Whisper.cpp benchmarking results

04 Sep 2023

Introduction

I’m currently working on improved Whisper model configuration in Hello Transcribe, which includes adding “Medium” and “Large” to macOS.

I wrote an app I can run on iOS, iPadOS and macOS to benchmark 5 different scenarios:

  • 5 seconds of audio using CPU.
  • 30 seconds of audio using CPU.
  • 5 seconds of audio using CoreML.
  • 30 seconds of audio using CoreML.
  • The CoreML optimisation & caching phase.

The CoreML optimisation & caching phase is an internal process which can take a very long time and consume a lot of memory, and has surprisingly different behaviour on iOS and macOS.

The upcoming iOS 17 and macOS 14 also have significant differences.
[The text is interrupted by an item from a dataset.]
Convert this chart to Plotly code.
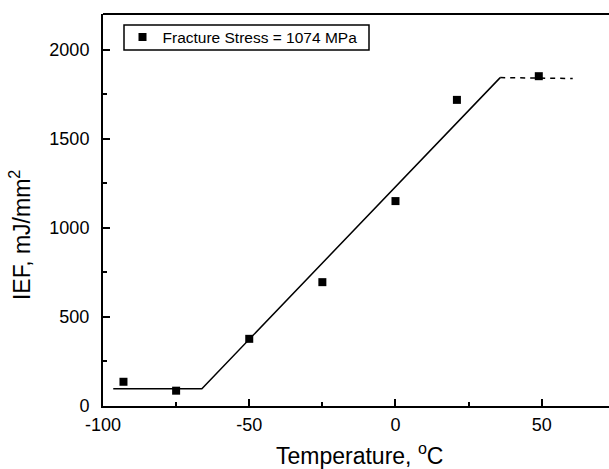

I have access to 2 iPhones, one iPad and one Mac so have the following devices and OS combinations tp test:

  • iPhone 14 Pro with iOS 16
  • iPhone 12 Pro with iOS 17 Beta
  • iPad Pro 11” with iOS 16
  • Macbook Pro M1 Max with either macOS 13 or macOS 14 Beta

Let look at some results.

5s audio transcription time

Here are the results for transcribing 5 seconds of audio using the “small” model with CPU and CoreML:

graph
graph

Some observations:

  • CoreML inference on mobile devices give a significant performance boost, especially iPhone 14 Pro with has a new (for now) Neural Engine.
  • macOS 14 Beta is significantly slower in CPU and CoreML scenarios than macOS 13 on the same hardware. I hope this changes when macOS 14 is released. macOS 14 Beta does fix an issue with caching “small” though (see below).
  • The improvement using CoreML on macOS is not as big as on iOS (more on that below).
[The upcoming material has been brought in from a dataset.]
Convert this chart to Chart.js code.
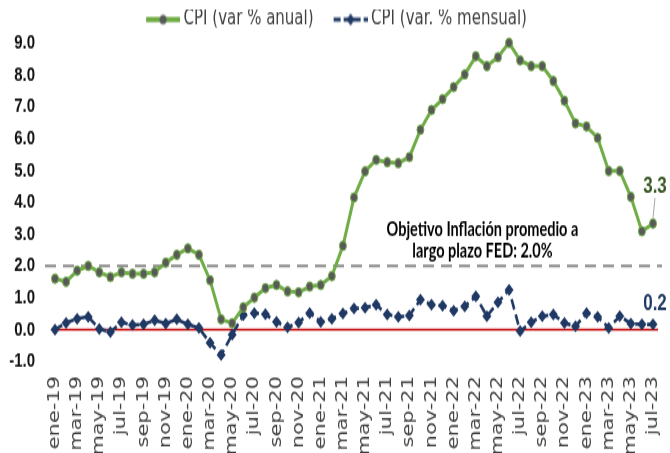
<!DOCTYPE html>
<html>
<head>
<meta charset="utf-8">
<script src="https://cdn.jsdelivr.net/npm/chart.js@4.4.1/dist/chart.umd.min.js"></script>
<style>
  html { margin: 0; padding: 0; background: #fff; overflow: hidden; }
  body { margin: 0; padding: 0; width: 670px; height: 453px; }
  /* the original picture is stretched vertically, so draw short and scale */
  #chart { display: block; width: 670px; height: 336px; transform: scaleY(1.3482); transform-origin: 0 0; }
</style>
</head>
<body>
<canvas id="chart" width="670" height="336"></canvas>
<script>
// eje x: ene-19 .. jul-23
const months = ['ene', 'feb', 'mar', 'abr', 'may', 'jun', 'jul', 'ago', 'sep', 'oct', 'nov', 'dic'];
const years = ['19', '20', '21', '22', '23'];
const labels = [];
years.forEach(y => months.forEach(m => labels.push(m + '-' + y)));
const categories = labels.slice(0, 55);

// CPI var % anual
const cpiAnual = [
  1.6, 1.5, 1.85, 2.0, 1.8, 1.65, 1.8, 1.75, 1.75, 1.8, 2.1, 2.35,
  2.55, 2.35, 1.55, 0.32, 0.2, 0.7, 1.0, 1.3, 1.4, 1.2, 1.17, 1.35,
  1.4, 1.68, 2.63, 4.15, 4.97, 5.33, 5.26, 5.23, 5.42, 6.28, 6.9, 7.24,
  7.62, 8.02, 8.59, 8.28, 8.56, 9.01, 8.46, 8.28, 8.28, 7.81, 7.19, 6.48,
  6.38, 6.02, 4.98, 4.98, 4.17, 3.09, 3.33
];

// CPI var % mensual
const cpiMensual = [
  0.0, 0.21, 0.34, 0.4, 0.02, -0.08, 0.23, 0.14, 0.16, 0.29, 0.19, 0.32,
  0.16, 0.05, -0.42, -0.8, -0.16, 0.45, 0.52, 0.48, 0.24, 0.07, 0.22, 0.52,
  0.24, 0.34, 0.5, 0.66, 0.68, 0.78, 0.47, 0.4, 0.44, 0.94, 0.78, 0.75,
  0.59, 0.73, 1.04, 0.42, 0.85, 1.25, -0.05, 0.23, 0.42, 0.47, 0.21, 0.1,
  0.52, 0.4, 0.05, 0.42, 0.19, 0.16, 0.16
];

const targetFed = 2.0;
const targetText = ['Objetivo Inflación promedio a', 'largo plazo FED: 2.0%'];

const green = '#70AD47';
const navy = '#1F3864';

// legend symbols: line + marker, drawn on the right 34px of the image
function legendSymbol(kind) {
  const c = document.createElement('canvas');
  c.width = 58; c.height = 12;
  const g = c.getContext('2d');
  const x0 = 24, x1 = 58, cy = 6, cx = 41;
  if (kind === 'anual') {
    g.strokeStyle = green; g.lineWidth = 4;
    g.beginPath(); g.moveTo(x0, cy); g.lineTo(x1, cy); g.stroke();
    g.fillStyle = '#595959';
    g.beginPath(); g.arc(cx, cy, 3.5, 0, Math.PI * 2); g.fill();
  } else {
    g.strokeStyle = navy; g.lineWidth = 3; g.setLineDash([7, 3]);
    g.beginPath(); g.moveTo(x0, cy); g.lineTo(x1, cy); g.stroke();
    g.fillStyle = navy;
    g.beginPath(); g.moveTo(cx, cy - 4.5); g.lineTo(cx + 4, cy); g.lineTo(cx, cy + 4.5); g.lineTo(cx - 4, cy); g.closePath(); g.fill();
  }
  return c;
}
const symbols = [legendSymbol('anual'), legendSymbol('mensual')];

const extras = {
  id: 'extras',
  beforeDatasetsDraw(chart) {
    const {ctx, chartArea: a, scales: {y}} = chart;
    ctx.save();
    const y0 = y.getPixelForValue(0);
    ctx.strokeStyle = '#C00000'; ctx.lineWidth = 1.5;
    ctx.beginPath(); ctx.moveTo(a.left - 2, y0); ctx.lineTo(a.right + 5, y0); ctx.stroke();
    const y2 = y.getPixelForValue(targetFed);
    ctx.strokeStyle = '#8C8C8C'; ctx.lineWidth = 2; ctx.setLineDash([11, 7]);
    ctx.beginPath(); ctx.moveTo(a.left - 10, y2); ctx.lineTo(a.right + 9, y2); ctx.stroke();
    ctx.restore();
  },
  afterDatasetsDraw(chart) {
    const {ctx, scales: {x, y}} = chart;
    ctx.save();
    // texto del objetivo
    const tx = x.getPixelForValue(38.6);
    const ty = y.getPixelForValue(targetFed);
    ctx.fillStyle = '#000';
    ctx.font = 'bold 14.5px Lato';
    ctx.textAlign = 'center';
    ctx.textBaseline = 'middle';
    ctx.fillText(targetText[0], tx, ty - 27);
    ctx.fillText(targetText[1], tx, ty - 11);

    // etiquetas del ultimo dato
    const pA = chart.getDatasetMeta(0).data[cpiAnual.length - 1];
    const pM = chart.getDatasetMeta(1).data[cpiMensual.length - 1];
    ctx.strokeStyle = '#A6A6A6'; ctx.lineWidth = 1;
    ctx.beginPath(); ctx.moveTo(pA.x + 2, pA.y - 19); ctx.lineTo(pA.x, pA.y - 4); ctx.stroke();
    ctx.font = 'bold 17px "Liberation Sans"';
    ctx.fillStyle = '#375623';
    ctx.fillText(cpiAnual[cpiAnual.length - 1].toFixed(1), pA.x + 2, pA.y - 27);
    ctx.fillStyle = navy;
    ctx.fillText(cpiMensual[cpiMensual.length - 1].toFixed(1), pM.x + 2, pM.y - 15);
    ctx.restore();
  }
};

const ctx = document.getElementById('chart').getContext('2d');
new Chart(ctx, {
  type: 'line',
  data: {
    labels: categories,
    datasets: [
      {
        label: 'CPI (var % anual)',
        data: cpiAnual,
        borderColor: green,
        borderWidth: 3,
        pointRadius: 3.5,
        pointBackgroundColor: '#595959',
        pointBorderColor: green,
        pointBorderWidth: 1,
        tension: 0,
        clip: false
      },
      {
        label: 'CPI (var. % mensual)',
        data: cpiMensual,
        borderColor: navy,
        borderWidth: 2.6,
        borderDash: [8, 4],
        pointStyle: 'rectRot',
        pointRadius: 4.5,
        pointBackgroundColor: navy,
        pointBorderColor: navy,
        pointBorderWidth: 0,
        tension: 0,
        clip: false
      }
    ]
  },
  options: {
    responsive: false,
    animation: false,
    layout: { padding: { top: 7, right: 17, left: 0, bottom: 0 } },
    plugins: {
      legend: {
        position: 'top',
        labels: {
          usePointStyle: true,
          pointStyleWidth: 50,
          padding: 0,
          color: '#404040',
          font: { family: 'DejaVu Sans', size: 15 },
          generateLabels(chart) {
            const items = Chart.defaults.plugins.legend.labels.generateLabels(chart);
            items.forEach((it, i) => { it.pointStyle = symbols[i]; });
            return items;
          }
        }
      },
      tooltip: { enabled: false }
    },
    scales: {
      x: {
        offset: false,
        grid: { display: false, drawTicks: false },
        border: { display: false },
        afterFit: s => { s.height = 68; s.paddingLeft = 0; s.paddingRight = 0; },
        ticks: {
          autoSkip: false,
          minRotation: 90,
          maxRotation: 90,
          padding: 11,
          color: '#404040',
          font: { family: 'DejaVu Sans', size: 15.5 },
          callback: function (val, i) {
            return i % 2 === 0 ? this.getLabelForValue(val) : null;
          }
        }
      },
      y: {
        min: -1,
        max: 9,
        grid: { display: false, drawTicks: false },
        border: { display: false },
        afterFit: s => { s.width = 55; },
        ticks: {
          stepSize: 1,
          padding: 20,
          color: '#111',
          font: { family: 'Liberation Sans', size: 15, weight: 'bold' },
          callback: v => v.toFixed(1)
        }
      }
    }
  },
  plugins: [extras]
});
</script>
</body>
</html>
The benchmarks have a lot of dimensions so I will highlight some more usable benchmarks that compare apples with apples.

CPU vs CoreML on iOS

Nothing surprising here, CoreML offers significant performance improvements on iPhone 14 with a recent ANE (Apple Neural Engine):

graph

The drawback is CoreML model caching:

graph

Even for the “small” model, the once-off caching time is less than 6 seconds on an iPhone14 Pro. Once I have upgraded to iOS 17 I will know if there’s a change, but I don’t have another phone to install the Beta on.

For recent phones the recommendation is to use CoreML on macOS 13.

CPU vs CoreML on macOS 13

Here are the results for transcribing 30 seconds of audio without CoreML:

graph

On a Mac the CoreML improvement is significant but not as impressive as on an iPhone14 Pro. The M1 Max has a previous generation of ANE (I think it’s from the iPhone 13), which explains the discrepancy.

BUT there is a problem with “small” on macOS 13… it can take 17 minutes to cache:

graph

The good news is that there’s a fix in macOS 14 Beta, so “small” now caches in 34 seconds instead of 17 minutes:

graph

Inference time macOS 13 vs 14 Beta

I mentioned the current macOS 14 Beta is significantly slower:

graph

The same slowdown also occurs for CoreML. I don’t know the reason for the slowdown, I hope that it improves when macOS is released. If not, I will have to investigate.

Conclusion

As you can see there are some tricky considerations to using the Whisper models on different platforms and devices. My aim is to choose sensible defaults but let the user choose the configurations they want (with good info to support those decisions).

The next version of Hello Transcribe will offer significantly more in terms of configuring models, e.g. setting CoreML per model & beam search size. This will be supported in the UI to do a fast switch between configurations (e.g. two-tap or click change to a faster or more accurate model for the current task).